The Baltic region boasts an assortment of countries each unique in their own right. Estonia is no different. Located in Northern Europe, Estonia consists of a mainland and 2,222 islands and islets in the Baltic Sea. As a Finnic people, Estonians share a historical culture that is similar to Finland as it is a near neighbour to the north.
Semi-nomadic people have lived in Estonia since the end of the ice age nearly 13,000 years ago. At that time the country was covered with forests, with people gathering in communities near bodies of water surviving by hunting, gathering and fishing. During the Bronze age, Scandinavian and Germanic tribes inhabited the Estonian lands as evident by the remains of bronze goods from this ancient period.
The Vikings included Estonia in their Baltic territory, followed by centuries of rule by the successive German, Danish, Swedish, and Russian empires. Estonia finally reached independence in 1990 after being annexed by the Soviet Union in the aftermath of WWII.
Estonia may be known as a country with sprawling coastlines, numerous rivers and 1400 lakes, however half of the country is covered in forests. A northern country with long nights and cold winters, the midnight sun and warmer summers have allowed for a rich ecosystem of abundant pine, spruce and birch trees.
Estonia tours concentrate on the elegant capital of Tallinn, which is located in the north of the country on the Gulf of Finland. Due to its strategic importance historically, Tallinn has been attacked, sacked, razed and pillaged on numerous occasions. Although extensively bombed by Soviet air forces during the latter stages of World War II, much of the medieval Old Town still retains its charm. The Tallinn Old Town became a UNESCO World Cultural Heritage site in 1997.

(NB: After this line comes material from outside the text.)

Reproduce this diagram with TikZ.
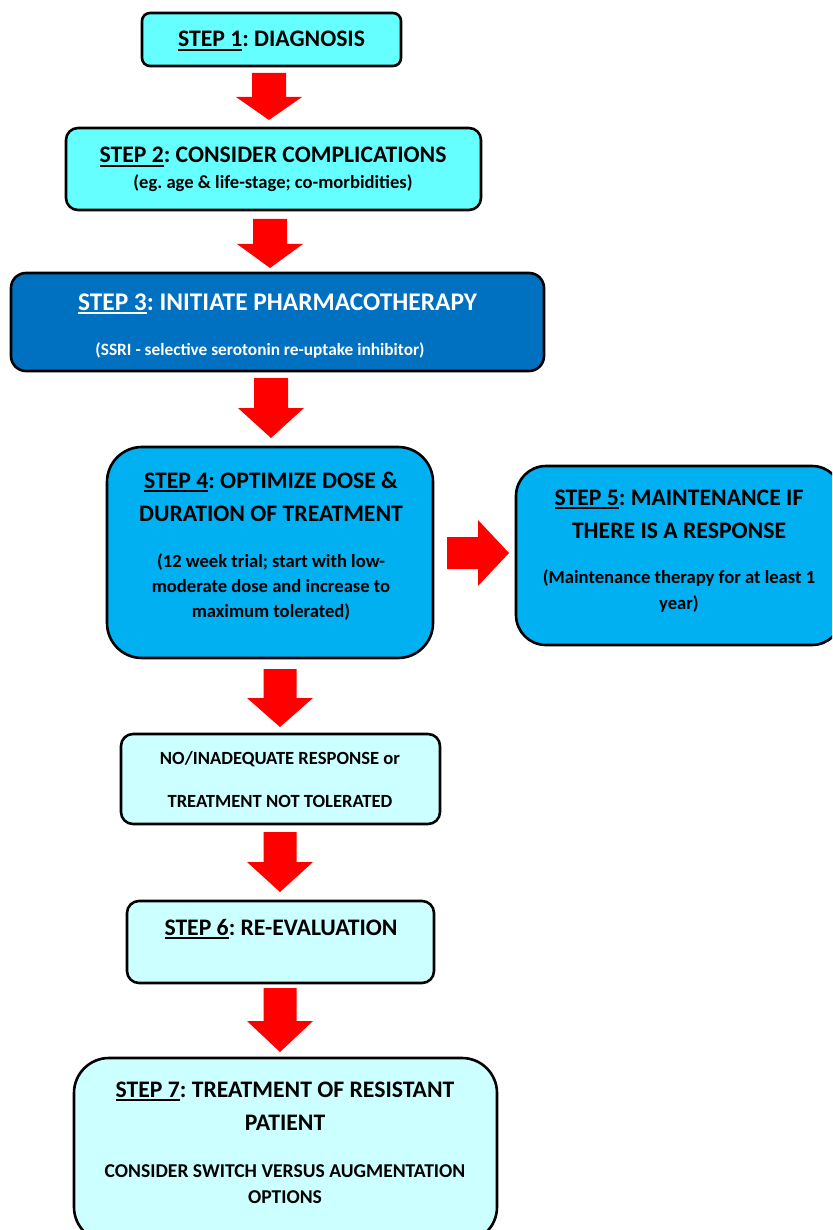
\documentclass[tikz,border=0pt]{standalone}
\usepackage{fontspec}
\setmainfont{Carlito}
\frenchspacing
\definecolor{cyanA}{HTML}{66FFFF}
\definecolor{blueD}{HTML}{0070C0}
\definecolor{blueM}{HTML}{00B0F0}
\definecolor{cyanL}{HTML}{CCFFFF}
\definecolor{arrowred}{HTML}{FF0000}
\newcommand\ulstep[1]{\setbox0\hbox{#1}\rlap{\rule[-0.16em]{\wd0}{0.075em}}\box0}
\newcommand\bigdownarrow[6]{% cx, top, headstart, tip, shaft half, head half
  \fill[arrowred] (#1-#5,#2) -- (#1+#5,#2) -- (#1+#5,#3) -- (#1+#6,#3) -- (#1,#4)
    -- (#1-#6,#3) -- (#1-#5,#3) -- cycle;}
\tikzset{
  box/.style={draw=black, line width=2.6pt, inner sep=0pt},
  ttl/.style={anchor=base, inner sep=0pt, font=\fontsize{23.7}{28}\selectfont\bfseries},
  ttlb/.style={anchor=base, inner sep=0pt, font=\fontsize{25.4}{30}\selectfont\bfseries},
  sub/.style={anchor=base, inner sep=0pt, font=\fontsize{18.6}{22}\selectfont\bfseries},
}
\begin{document}
\begin{tikzpicture}[x=1pt,y=-1pt]
\useasboundingbox (0,0) rectangle (832,1230);
\begin{scope}
\clip (0,0) rectangle (832,1230);
% boxes
\node[box, fill=cyanA, minimum width=259pt, minimum height=53pt, rounded corners=8pt] (s1) at (271.5,39.5) {};
\node[box, fill=cyanA, minimum width=415pt, minimum height=82pt, rounded corners=12pt] (s2) at (273.5,169) {};
\node[box, fill=blueD, minimum width=533pt, minimum height=98pt, rounded corners=15pt] (s3) at (277.5,322) {};
\node[box, fill=blueM, minimum width=326pt, minimum height=211pt, rounded corners=35pt] (s4) at (270,552.5) {};
\node[box, fill=blueM, minimum width=326pt, minimum height=179pt, rounded corners=30pt] (s5) at (679,555.5) {};
\node[box, fill=cyanL, minimum width=319pt, minimum height=90pt, rounded corners=12pt] (nr) at (280.5,779) {};
\node[box, fill=cyanL, minimum width=307pt, minimum height=82pt, rounded corners=12pt] (s6) at (280.5,942) {};
\node[box, fill=cyanL, minimum width=423pt, minimum height=184pt, rounded corners=35pt] (s7) at (285.5,1150) {};
\end{scope}
% block arrows
\bigdownarrow{269}{73}{97}{120}{17}{33}
\bigdownarrow{270}{219}{244}{268}{17}{33}
\bigdownarrow{271}{378}{408}{438}{17}{33}
\bigdownarrow{280}{669}{698}{727}{16.5}{33}
\bigdownarrow{280}{832}{862}{892}{16.5}{33}
\bigdownarrow{280}{988}{1021}{1052}{16.5}{33}
\fill[arrowred] (447,537) -- (478,537) -- (478,520) -- (509,553) -- (478,586) -- (478,569) -- (447,569) -- cycle;
% texts
\node[ttl] (t1) at (271.5,47) {\ulstep{STEP 1}: DIAGNOSIS};
\node[ttl] (t2) at (273,163) {\ulstep{STEP 2}: CONSIDER COMPLICATIONS};
\node[sub] (t2b) at (273,189) {(eg. age \& life-stage; co-morbidities)};
\node[ttlb, text=white] (t3) at (277.5,310) {\ulstep{STEP 3}: INITIATE PHARMACOTHERAPY};
\node[sub, text=white, font=\fontsize{17.3}{20}\selectfont\bfseries] (t3b) at (260,355) {(SSRI - selective serotonin re-uptake inhibitor)};
\node[ttl] (t4a) at (271,488) {\ulstep{STEP 4}: OPTIMIZE DOSE \&};
\node[ttl] (t4b) at (271,521) {DURATION OF TREATMENT};
\node[sub] (t4c) at (271,567) {(12 week trial; start with low-};
\node[sub] (t4d) at (271,592) {moderate dose and increase to};
\node[sub] (t4e) at (271,617) {maximum tolerated)};
\node[ttl] (t5a) at (679,505) {\ulstep{STEP 5}: MAINTENANCE IF};
\node[ttl] (t5b) at (679,538) {THERE IS A RESPONSE};
\node[sub] (t5c) at (679,583) {(Maintenance therapy for at least 1};
\node[sub] (t5d) at (679,609) {year)};
\node[sub] (tna) at (280,764) {NO/INADEQUATE RESPONSE or};
\node[sub] (tnb) at (280,807) {TREATMENT NOT TOLERATED};
\node[ttl] (t6) at (281,935) {\ulstep{STEP 6}: RE-EVALUATION};
\node[ttl] (t7a) at (285,1097) {\ulstep{STEP 7}: TREATMENT OF RESISTANT};
\node[ttl] (t7b) at (285,1130) {PATIENT};
\node[sub, font=\fontsize{19.6}{23}\selectfont\bfseries] (t7c) at (285,1177) {CONSIDER SWITCH VERSUS AUGMENTATION};
\node[sub, font=\fontsize{19.6}{23}\selectfont\bfseries] (t7d) at (285,1203) {OPTIONS};
\end{tikzpicture}
\end{document}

The best way to explore Tallinn on our Estonia tours is by walking the numerous historical highlights. The Alexander Nevsky Cathedral, which was built in the nineteenth century and dominates the Lossi Plats, and is an imposing testament to the Russian imperialist influence. Another religious building with important historical ties is the Dominican Monastery, which played an important role in bringing Christianity to Estonia. Estonia was Christianised in the 13th century but during the Reformation, Protestantism spread, and the Lutheran church was officially established in Estonia in 1686.
Continuing on with Estonia tours, stops include a visit to the Toompea Castle, a 13th century castle where the current parliament of Estonia holds its sessions. In the immediate area we will also visit the Toomkirik Lutheran cathedral, founded in 1233, with its impressive carved tombs inside.
Estonia is a country that often surprises visitors with its elegance. Tallinn's Old Town is one of the best preserved medieval cities in Europe and is the major political, financial, cultural and educational center of Estonia. It is often thought of as extravagant in terms of antiquity. When seeing the parliament gather at the Toompea Castle, it is an amazing opportunity to how an ancient structure can still serve a purpose just as well today.
For a country that has seen so much invasion and subjugation so frequently from a multitude of foreign powers throughout its history, Estonia is in remarkably good shape. Time and again, Estonian borders have been traversed and most of its European neighbours have at one point or another attempted to conquer the Baltic nation with varying degrees of success. Scandinavian Vikings, Soviet Russians, Nazi Germans, Danes, Swedes, Poles and the Teutonic Knights are among the hosts of peoples who have ventured into Estonian territory over the ages, some holding dominion over the land and people for several centuries, and yet the independent Estonia of today displays very little physical scarring, considering its tumultuous history. In actual fact, parts of Estonia's urban and rural areas nowadays often gain worldwide recognition for being some of the best-preserved historic sites in Europe.